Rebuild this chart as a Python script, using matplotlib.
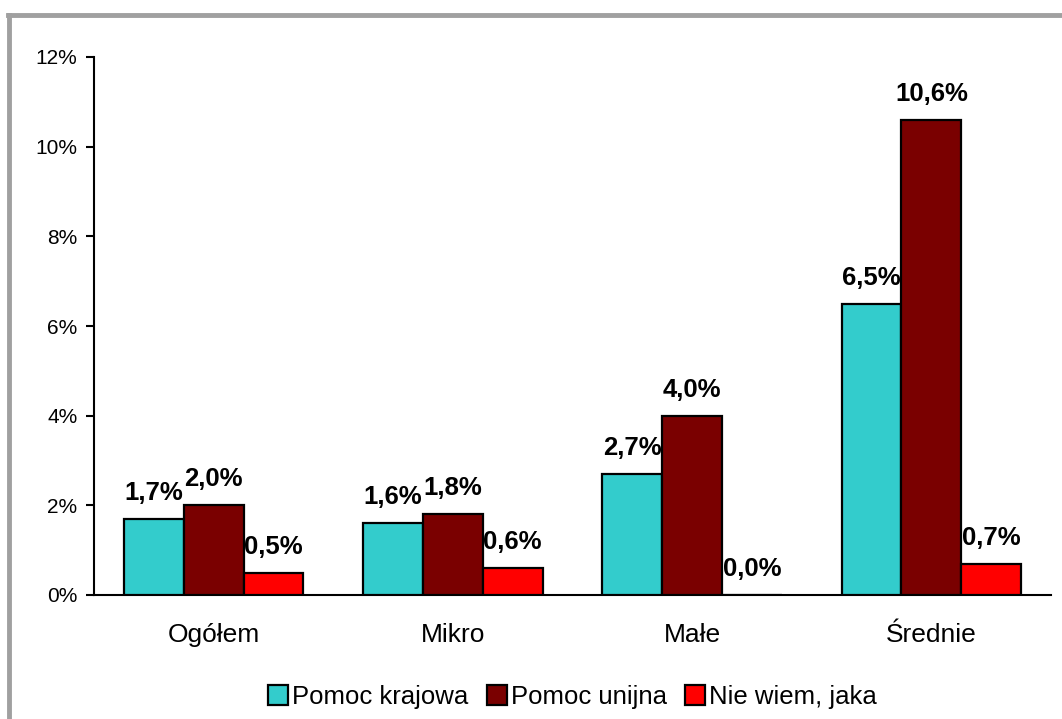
import matplotlib
matplotlib.use("Agg")
import matplotlib.pyplot as plt
from matplotlib.lines import Line2D
import numpy as np

plt.rcParams['font.family'] = ['Liberation Sans', 'DejaVu Sans']

categories = ["Ogółem", "Mikro", "Małe", "Średnie"]
series_names = ["Pomoc krajowa", "Pomoc unijna", "Nie wiem, jaka"]
pomoc_krajowa = [1.7, 1.6, 2.7, 6.5]
pomoc_unijna = [2.0, 1.8, 4.0, 10.6]
nie_wiem = [0.5, 0.6, 0.0, 0.7]
colors = ["#33CCCC", "#7A0000", "#FF0000"]
yticks = [0, 2, 4, 6, 8, 10, 12]

fig = plt.figure(figsize=(10.62, 7.19), dpi=100)
ax = fig.add_axes([94/1062, 1-595/719, (1051-94)/1062, (595-57)/719])

x = np.arange(len(categories))
w = 0.25
for i, (vals, col) in enumerate(zip([pomoc_krajowa, pomoc_unijna, nie_wiem], colors)):
    pos = x + (i - 1) * w
    ax.bar(pos, vals, width=w, color=col, edgecolor="black", linewidth=1.6, zorder=3)
    for px, v in zip(pos, vals):
        ax.annotate(f"{v:.1f}%".replace(".", ","), (px, v), xytext=(0, 10),
                    textcoords="offset points", ha="center", va="bottom",
                    fontsize=18.5, fontweight="bold", color="black")

ax.set_xlim(-0.5, 3.5)
ax.set_ylim(0, 12)
ax.set_yticks(yticks)
ax.set_yticklabels([f"{t}%" for t in yticks], fontsize=15)
ax.set_xticks(x)
ax.set_xticklabels(categories, fontsize=19)
ax.tick_params(axis="x", length=0, pad=20)
ax.tick_params(axis="y", direction="out", length=6, width=1.5, pad=6)
for s in ["top", "right"]:
    ax.spines[s].set_visible(False)
ax.spines["left"].set_linewidth(1.5)
ax.spines["bottom"].set_linewidth(1.5)

handles = [Line2D([0], [0], marker="s", linestyle="none", markersize=14,
                  markerfacecolor=c, markeredgecolor="black", markeredgewidth=1.6)
           for c in colors]
fig.legend(handles, series_names, loc="center", bbox_to_anchor=(571/1062, 1-697/719),
           ncol=3, frameon=False, fontsize=18.5, handletextpad=0.05,
           columnspacing=0.6, handlelength=1.0)

# gray frame border (left and top)
fig.add_artist(Line2D([9/1062, 9/1062], [0, 1-15/719], transform=fig.transFigure,
                      color="#A0A0A0", linewidth=3.5))
fig.add_artist(Line2D([7.5/1062, 1], [1-15/719, 1-15/719], transform=fig.transFigure,
                      color="#A0A0A0", linewidth=3.5))

fig.savefig("out.png", dpi=100)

**Required work**
Would you reproduce the lines above, from the very first through the line containing "columnspacing=0.6, handlelength=1.0)", exactly and without the pictures?

**Answer to this problem**
Rebuild this chart as a Python script, using matplotlib.
import matplotlib
matplotlib.use("Agg")
import matplotlib.pyplot as plt
from matplotlib.lines import Line2D
import numpy as np

plt.rcParams['font.family'] = ['Liberation Sans', 'DejaVu Sans']

categories = ["Ogółem", "Mikro", "Małe", "Średnie"]
series_names = ["Pomoc krajowa", "Pomoc unijna", "Nie wiem, jaka"]
pomoc_krajowa = [1.7, 1.6, 2.7, 6.5]
pomoc_unijna = [2.0, 1.8, 4.0, 10.6]
nie_wiem = [0.5, 0.6, 0.0, 0.7]
colors = ["#33CCCC", "#7A0000", "#FF0000"]
yticks = [0, 2, 4, 6, 8, 10, 12]

fig = plt.figure(figsize=(10.62, 7.19), dpi=100)
ax = fig.add_axes([94/1062, 1-595/719, (1051-94)/1062, (595-57)/719])

x = np.arange(len(categories))
w = 0.25
for i, (vals, col) in enumerate(zip([pomoc_krajowa, pomoc_unijna, nie_wiem], colors)):
    pos = x + (i - 1) * w
    ax.bar(pos, vals, width=w, color=col, edgecolor="black", linewidth=1.6, zorder=3)
    for px, v in zip(pos, vals):
        ax.annotate(f"{v:.1f}%".replace(".", ","), (px, v), xytext=(0, 10),
                    textcoords="offset points", ha="center", va="bottom",
                    fontsize=18.5, fontweight="bold", color="black")

ax.set_xlim(-0.5, 3.5)
ax.set_ylim(0, 12)
ax.set_yticks(yticks)
ax.set_yticklabels([f"{t}%" for t in yticks], fontsize=15)
ax.set_xticks(x)
ax.set_xticklabels(categories, fontsize=19)
ax.tick_params(axis="x", length=0, pad=20)
ax.tick_params(axis="y", direction="out", length=6, width=1.5, pad=6)
for s in ["top", "right"]:
    ax.spines[s].set_visible(False)
ax.spines["left"].set_linewidth(1.5)
ax.spines["bottom"].set_linewidth(1.5)

handles = [Line2D([0], [0], marker="s", linestyle="none", markersize=14,
                  markerfacecolor=c, markeredgecolor="black", markeredgewidth=1.6)
           for c in colors]
fig.legend(handles, series_names, loc="center", bbox_to_anchor=(571/1062, 1-697/719),
           ncol=3, frameon=False, fontsize=18.5, handletextpad=0.05,
           columnspacing=0.6, handlelength=1.0)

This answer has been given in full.